Repeat each line exactly, leaving nothing out.
- - -
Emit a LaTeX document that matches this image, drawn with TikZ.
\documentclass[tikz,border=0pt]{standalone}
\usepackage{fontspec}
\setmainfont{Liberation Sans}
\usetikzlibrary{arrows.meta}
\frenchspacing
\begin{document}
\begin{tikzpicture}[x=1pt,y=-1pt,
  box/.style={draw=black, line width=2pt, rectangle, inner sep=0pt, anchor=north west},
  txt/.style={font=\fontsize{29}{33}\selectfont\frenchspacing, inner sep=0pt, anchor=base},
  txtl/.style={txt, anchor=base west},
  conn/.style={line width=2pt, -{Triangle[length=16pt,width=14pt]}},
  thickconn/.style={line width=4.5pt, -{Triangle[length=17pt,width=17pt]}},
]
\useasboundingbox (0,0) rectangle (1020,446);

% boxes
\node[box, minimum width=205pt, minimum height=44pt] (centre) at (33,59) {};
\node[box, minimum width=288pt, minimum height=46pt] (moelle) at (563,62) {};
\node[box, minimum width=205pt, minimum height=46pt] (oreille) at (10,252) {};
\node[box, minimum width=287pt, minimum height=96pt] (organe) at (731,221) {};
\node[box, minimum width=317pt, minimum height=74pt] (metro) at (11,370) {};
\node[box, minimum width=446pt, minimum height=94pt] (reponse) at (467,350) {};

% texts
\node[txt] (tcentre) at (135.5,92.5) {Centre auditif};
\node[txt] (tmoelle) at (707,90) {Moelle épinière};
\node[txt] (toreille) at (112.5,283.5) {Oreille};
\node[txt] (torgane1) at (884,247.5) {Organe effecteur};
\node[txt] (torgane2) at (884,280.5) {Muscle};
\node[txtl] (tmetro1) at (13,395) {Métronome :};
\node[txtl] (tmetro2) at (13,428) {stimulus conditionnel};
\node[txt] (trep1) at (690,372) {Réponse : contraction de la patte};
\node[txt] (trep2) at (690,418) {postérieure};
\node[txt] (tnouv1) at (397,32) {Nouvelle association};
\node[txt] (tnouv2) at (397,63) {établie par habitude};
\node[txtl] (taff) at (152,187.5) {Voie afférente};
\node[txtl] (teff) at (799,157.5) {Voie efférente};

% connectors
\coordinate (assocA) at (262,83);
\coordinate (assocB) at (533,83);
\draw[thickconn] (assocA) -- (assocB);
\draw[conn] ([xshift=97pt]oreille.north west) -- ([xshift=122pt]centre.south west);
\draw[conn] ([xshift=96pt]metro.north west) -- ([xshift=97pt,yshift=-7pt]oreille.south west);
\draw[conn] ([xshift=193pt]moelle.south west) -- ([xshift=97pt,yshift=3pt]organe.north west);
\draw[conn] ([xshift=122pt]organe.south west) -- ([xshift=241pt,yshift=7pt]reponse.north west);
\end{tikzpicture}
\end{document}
- - -
**WRITTEN RESPONSE:**
Emit a LaTeX document that matches this image, drawn with TikZ.
\documentclass[tikz,border=0pt]{standalone}
\usepackage{fontspec}
\setmainfont{Liberation Sans}
\usetikzlibrary{arrows.meta}
\frenchspacing
\begin{document}
\begin{tikzpicture}[x=1pt,y=-1pt,
  box/.style={draw=black, line width=2pt, rectangle, inner sep=0pt, anchor=north west},
  txt/.style={font=\fontsize{29}{33}\selectfont\frenchspacing, inner sep=0pt, anchor=base},
  txtl/.style={txt, anchor=base west},
  conn/.style={line width=2pt, -{Triangle[length=16pt,width=14pt]}},
  thickconn/.style={line width=4.5pt, -{Triangle[length=17pt,width=17pt]}},
]
\useasboundingbox (0,0) rectangle (1020,446);

% boxes
\node[box, minimum width=205pt, minimum height=44pt] (centre) at (33,59) {};
\node[box, minimum width=288pt, minimum height=46pt] (moelle) at (563,62) {};
\node[box, minimum width=205pt, minimum height=46pt] (oreille) at (10,252) {};
\node[box, minimum width=287pt, minimum height=96pt] (organe) at (731,221) {};
\node[box, minimum width=317pt, minimum height=74pt] (metro) at (11,370) {};
\node[box, minimum width=446pt, minimum height=94pt] (reponse) at (467,350) {};

% texts
\node[txt] (tcentre) at (135.5,92.5) {Centre auditif};
\node[txt] (tmoelle) at (707,90) {Moelle épinière};
\node[txt] (toreille) at (112.5,283.5) {Oreille};
\node[txt] (torgane1) at (884,247.5) {Organe effecteur};
\node[txt] (torgane2) at (884,280.5) {Muscle};
\node[txtl] (tmetro1) at (13,395) {Métronome :};
\node[txtl] (tmetro2) at (13,428) {stimulus conditionnel};
\node[txt] (trep1) at (690,372) {Réponse : contraction de la patte};
\node[txt] (trep2) at (690,418) {postérieure};
\node[txt] (tnouv1) at (397,32) {Nouvelle association};
\node[txt] (tnouv2) at (397,63) {établie par habitude};
\node[txtl] (taff) at (152,187.5) {Voie afférente};
\node[txtl] (teff) at (799,157.5) {Voie efférente};

% connectors
\coordinate (assocA) at (262,83);
\coordinate (assocB) at (533,83);
\draw[thickconn] (assocA) -- (assocB);
\draw[conn] ([xshift=97pt]oreille.north west) -- ([xshift=122pt]centre.south west);
\draw[conn] ([xshift=96pt]metro.north west) -- ([xshift=97pt,yshift=-7pt]oreille.south west);
\draw[conn] ([xshift=193pt]moelle.south west) -- ([xshift=97pt,yshift=3pt]organe.north west);
\draw[conn] ([xshift=122pt]organe.south west) -- ([xshift=241pt,yshift=7pt]reponse.north west);
\end{tikzpicture}
\end{document}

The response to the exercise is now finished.